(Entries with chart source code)
################

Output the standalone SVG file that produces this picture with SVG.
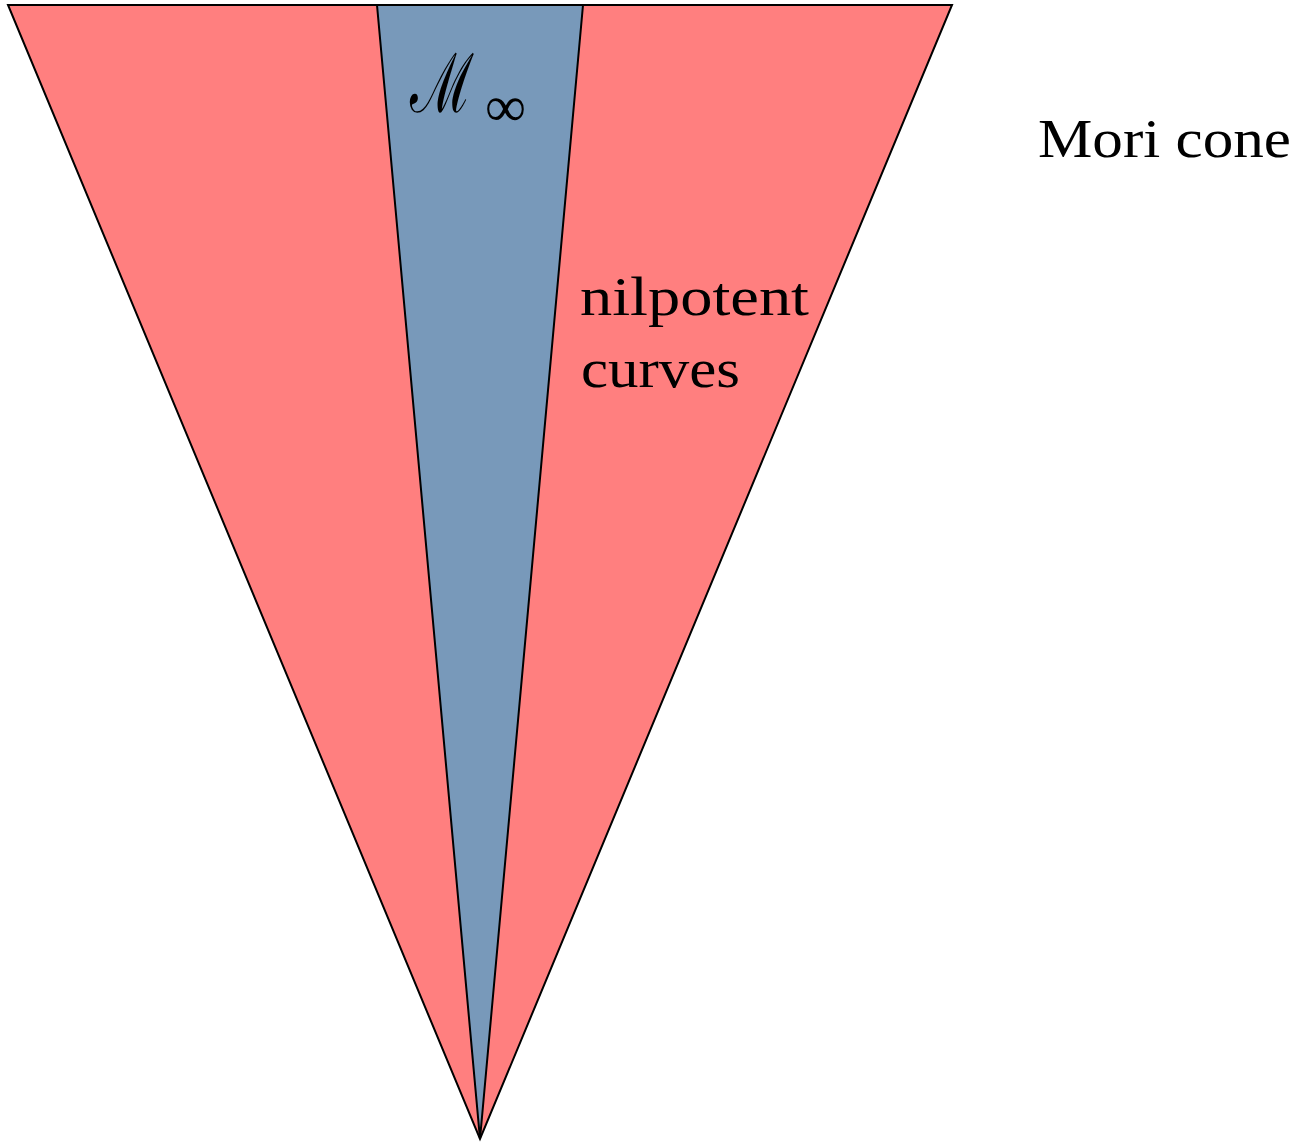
<svg xmlns="http://www.w3.org/2000/svg" width="1315" height="1143" viewBox="0 0 1315 1143">
<style>
.edge{stroke:#000;stroke-width:2;stroke-linejoin:miter}
.red{fill:#FF7F7F}
.blue{fill:#7899BA}
.lbl{font-family:"Liberation Serif","DejaVu Serif",serif;font-size:55px;fill:#000}
</style>
<rect width="1315" height="1143" fill="#fff"/>
<g id="mori-cone">
<polygon class="red edge" points="8,5 952,5 480,1139"/>
</g>
<g id="m-infinity">
<polygon class="blue edge" points="377,5 583,5 480,1139"/>
</g>
<g id="labels">
<text class="lbl" x="410" y="112" textLength="64" lengthAdjust="spacingAndGlyphs" style="font-size:82px">ℳ</text>
<text class="lbl" x="485" y="126" textLength="41" lengthAdjust="spacingAndGlyphs" style="font-size:58px">∞</text>
<text class="lbl" x="1038" y="157" textLength="253" lengthAdjust="spacingAndGlyphs">Mori cone</text>
<text class="lbl" x="580" y="315" textLength="229" lengthAdjust="spacingAndGlyphs">nilpotent</text>
<text class="lbl" x="581" y="387" textLength="159" lengthAdjust="spacingAndGlyphs">curves</text>
</g>
</svg>
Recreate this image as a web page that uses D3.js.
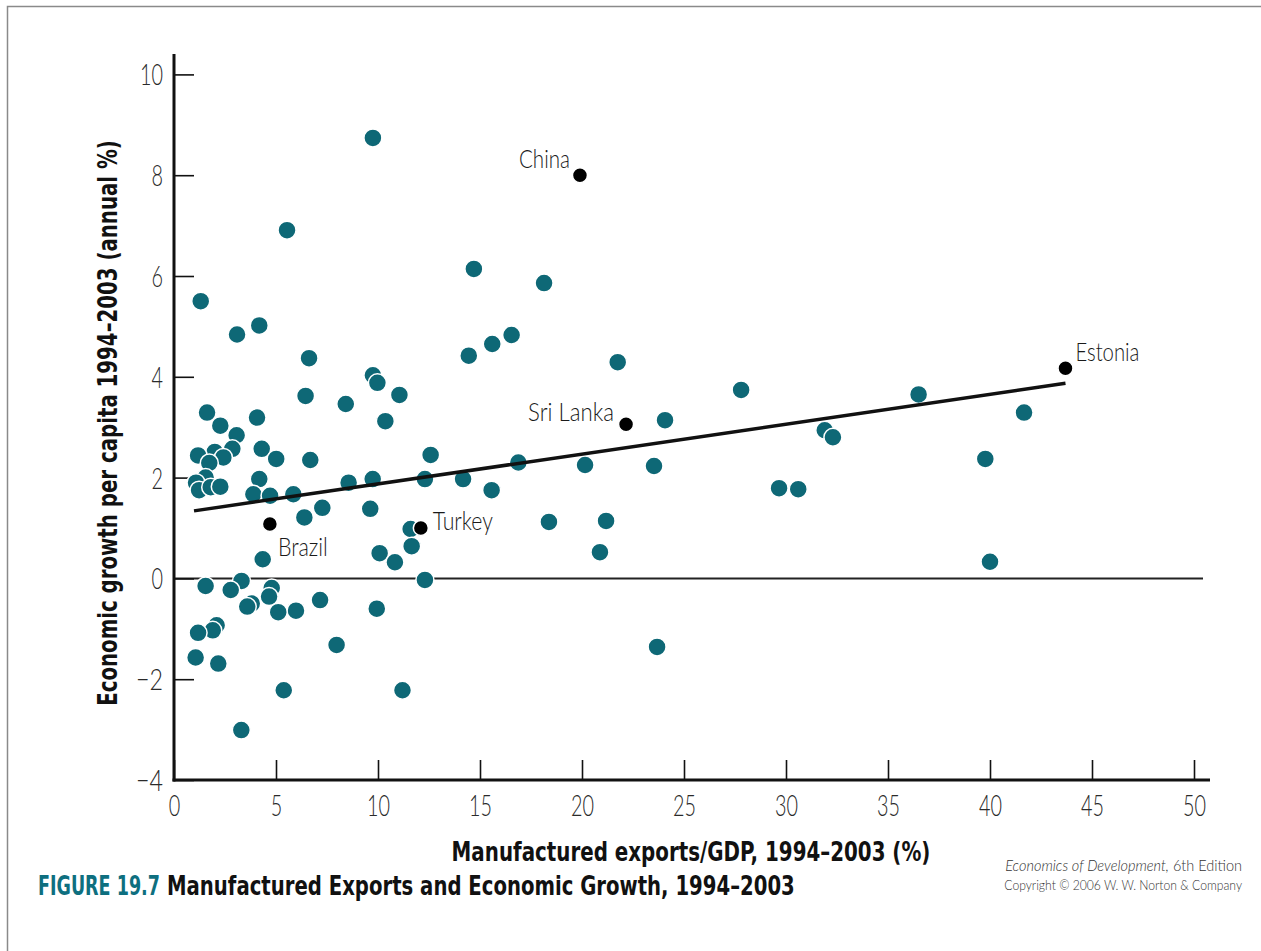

################

● **Set exercise**: Without including any pictures, reproduce the listing exactly.

● **Full solution**:
Output the standalone SVG file that produces this picture with SVG.
<svg xmlns="http://www.w3.org/2000/svg" width="1315" height="1143" viewBox="0 0 1315 1143">
<style>
.edge{stroke:#000;stroke-width:2;stroke-linejoin:miter}
.red{fill:#FF7F7F}
.blue{fill:#7899BA}
.lbl{font-family:"Liberation Serif","DejaVu Serif",serif;font-size:55px;fill:#000}
</style>
<rect width="1315" height="1143" fill="#fff"/>
<g id="mori-cone">
<polygon class="red edge" points="8,5 952,5 480,1139"/>
</g>
<g id="m-infinity">
<polygon class="blue edge" points="377,5 583,5 480,1139"/>
</g>
<g id="labels">
<text class="lbl" x="410" y="112" textLength="64" lengthAdjust="spacingAndGlyphs" style="font-size:82px">ℳ</text>
<text class="lbl" x="485" y="126" textLength="41" lengthAdjust="spacingAndGlyphs" style="font-size:58px">∞</text>
<text class="lbl" x="1038" y="157" textLength="253" lengthAdjust="spacingAndGlyphs">Mori cone</text>
<text class="lbl" x="580" y="315" textLength="229" lengthAdjust="spacingAndGlyphs">nilpotent</text>
<text class="lbl" x="581" y="387" textLength="159" lengthAdjust="spacingAndGlyphs">curves</text>
</g>
</svg>
Recreate this image as a web page that uses D3.js.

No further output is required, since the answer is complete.